• **STORED DATA**:
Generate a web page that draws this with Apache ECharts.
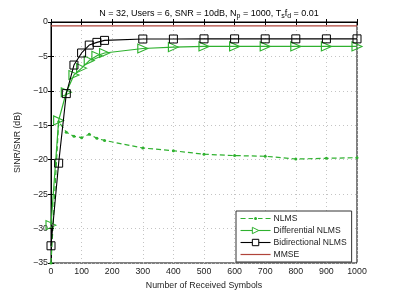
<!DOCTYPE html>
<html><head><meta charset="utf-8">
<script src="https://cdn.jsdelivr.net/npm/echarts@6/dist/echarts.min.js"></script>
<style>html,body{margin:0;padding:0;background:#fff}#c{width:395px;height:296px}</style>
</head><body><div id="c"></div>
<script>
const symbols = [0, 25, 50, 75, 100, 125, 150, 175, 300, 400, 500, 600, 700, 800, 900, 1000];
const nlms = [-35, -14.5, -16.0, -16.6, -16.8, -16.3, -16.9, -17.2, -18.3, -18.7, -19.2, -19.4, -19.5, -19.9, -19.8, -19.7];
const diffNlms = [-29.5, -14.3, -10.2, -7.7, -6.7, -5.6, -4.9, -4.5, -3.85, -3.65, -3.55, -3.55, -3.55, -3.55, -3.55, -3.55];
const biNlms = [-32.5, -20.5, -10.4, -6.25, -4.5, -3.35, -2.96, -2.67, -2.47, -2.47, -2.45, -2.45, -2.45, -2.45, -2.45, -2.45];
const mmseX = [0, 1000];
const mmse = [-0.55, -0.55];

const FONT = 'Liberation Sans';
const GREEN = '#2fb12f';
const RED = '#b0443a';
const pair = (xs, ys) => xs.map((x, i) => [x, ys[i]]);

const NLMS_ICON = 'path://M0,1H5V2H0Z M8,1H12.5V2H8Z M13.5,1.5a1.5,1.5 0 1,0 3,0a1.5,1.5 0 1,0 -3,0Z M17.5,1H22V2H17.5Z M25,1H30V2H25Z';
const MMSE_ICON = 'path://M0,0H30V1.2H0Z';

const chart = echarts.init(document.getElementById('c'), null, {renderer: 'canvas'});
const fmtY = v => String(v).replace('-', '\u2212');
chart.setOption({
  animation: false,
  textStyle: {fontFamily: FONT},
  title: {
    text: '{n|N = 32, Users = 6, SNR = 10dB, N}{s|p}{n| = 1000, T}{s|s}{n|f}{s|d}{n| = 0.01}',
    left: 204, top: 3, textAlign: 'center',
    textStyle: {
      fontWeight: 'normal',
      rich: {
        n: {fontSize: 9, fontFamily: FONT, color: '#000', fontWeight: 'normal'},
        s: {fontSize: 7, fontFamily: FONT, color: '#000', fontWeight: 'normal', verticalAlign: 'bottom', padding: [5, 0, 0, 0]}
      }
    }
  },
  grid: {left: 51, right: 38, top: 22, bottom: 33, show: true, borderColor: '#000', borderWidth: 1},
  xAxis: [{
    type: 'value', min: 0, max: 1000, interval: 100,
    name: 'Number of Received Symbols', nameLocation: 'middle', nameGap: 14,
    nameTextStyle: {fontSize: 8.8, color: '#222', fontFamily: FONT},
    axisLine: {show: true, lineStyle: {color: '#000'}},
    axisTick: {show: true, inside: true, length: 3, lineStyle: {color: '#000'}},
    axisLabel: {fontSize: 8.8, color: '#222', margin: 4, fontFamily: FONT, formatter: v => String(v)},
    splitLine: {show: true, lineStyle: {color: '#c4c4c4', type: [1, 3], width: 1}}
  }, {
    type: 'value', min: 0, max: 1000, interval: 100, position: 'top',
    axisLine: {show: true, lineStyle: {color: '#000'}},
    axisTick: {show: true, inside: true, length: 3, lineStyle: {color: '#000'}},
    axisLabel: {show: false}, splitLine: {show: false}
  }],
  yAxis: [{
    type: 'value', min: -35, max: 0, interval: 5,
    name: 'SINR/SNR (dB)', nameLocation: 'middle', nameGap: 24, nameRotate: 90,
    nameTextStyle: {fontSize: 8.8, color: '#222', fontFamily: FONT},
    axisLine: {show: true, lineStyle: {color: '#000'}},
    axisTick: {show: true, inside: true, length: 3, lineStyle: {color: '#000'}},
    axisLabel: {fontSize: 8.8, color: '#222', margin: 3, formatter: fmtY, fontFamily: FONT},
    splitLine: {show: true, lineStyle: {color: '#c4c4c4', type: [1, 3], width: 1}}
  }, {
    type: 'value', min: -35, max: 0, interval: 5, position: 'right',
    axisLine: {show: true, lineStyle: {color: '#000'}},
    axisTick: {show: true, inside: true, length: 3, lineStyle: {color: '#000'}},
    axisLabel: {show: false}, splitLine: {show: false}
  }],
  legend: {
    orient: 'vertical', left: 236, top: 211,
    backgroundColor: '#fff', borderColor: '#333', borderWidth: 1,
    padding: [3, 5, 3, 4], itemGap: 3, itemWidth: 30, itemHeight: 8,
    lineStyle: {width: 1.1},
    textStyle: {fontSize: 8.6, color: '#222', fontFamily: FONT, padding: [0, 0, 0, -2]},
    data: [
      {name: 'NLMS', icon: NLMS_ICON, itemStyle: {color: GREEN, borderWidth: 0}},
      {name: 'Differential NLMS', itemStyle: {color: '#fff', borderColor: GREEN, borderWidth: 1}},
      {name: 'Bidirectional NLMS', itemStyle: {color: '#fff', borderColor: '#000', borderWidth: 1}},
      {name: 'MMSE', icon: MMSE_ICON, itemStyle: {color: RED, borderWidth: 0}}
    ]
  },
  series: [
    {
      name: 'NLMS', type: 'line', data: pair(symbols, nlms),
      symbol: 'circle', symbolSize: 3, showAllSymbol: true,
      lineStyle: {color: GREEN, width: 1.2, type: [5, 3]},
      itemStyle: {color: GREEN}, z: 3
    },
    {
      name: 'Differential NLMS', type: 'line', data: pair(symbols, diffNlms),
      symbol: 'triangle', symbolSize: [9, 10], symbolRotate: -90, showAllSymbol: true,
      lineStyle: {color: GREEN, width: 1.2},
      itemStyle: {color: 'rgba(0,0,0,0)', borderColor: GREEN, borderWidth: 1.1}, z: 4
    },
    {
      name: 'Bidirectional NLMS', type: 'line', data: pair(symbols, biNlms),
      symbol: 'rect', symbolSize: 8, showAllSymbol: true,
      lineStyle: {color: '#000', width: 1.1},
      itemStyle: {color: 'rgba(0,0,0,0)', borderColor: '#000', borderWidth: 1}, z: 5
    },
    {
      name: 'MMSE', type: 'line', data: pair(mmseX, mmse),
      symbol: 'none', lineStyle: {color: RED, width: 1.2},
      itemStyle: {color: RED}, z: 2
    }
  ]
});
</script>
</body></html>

==

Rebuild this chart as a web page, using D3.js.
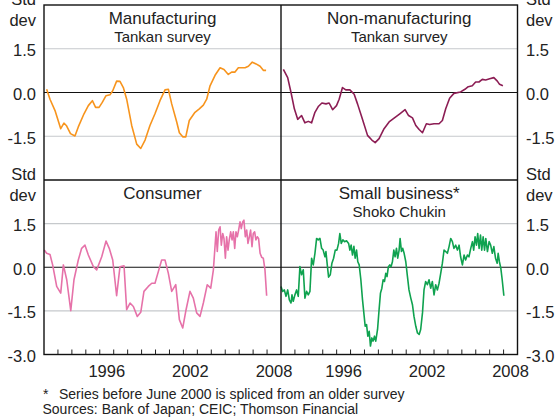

• **WRITTEN PROBLEM**: From the records above, pull out every line containing the word "this".

• **WRITTEN SOLUTION**:
Generate a web page that draws this with Apache ECharts.
Rebuild this chart as a web page, using D3.js.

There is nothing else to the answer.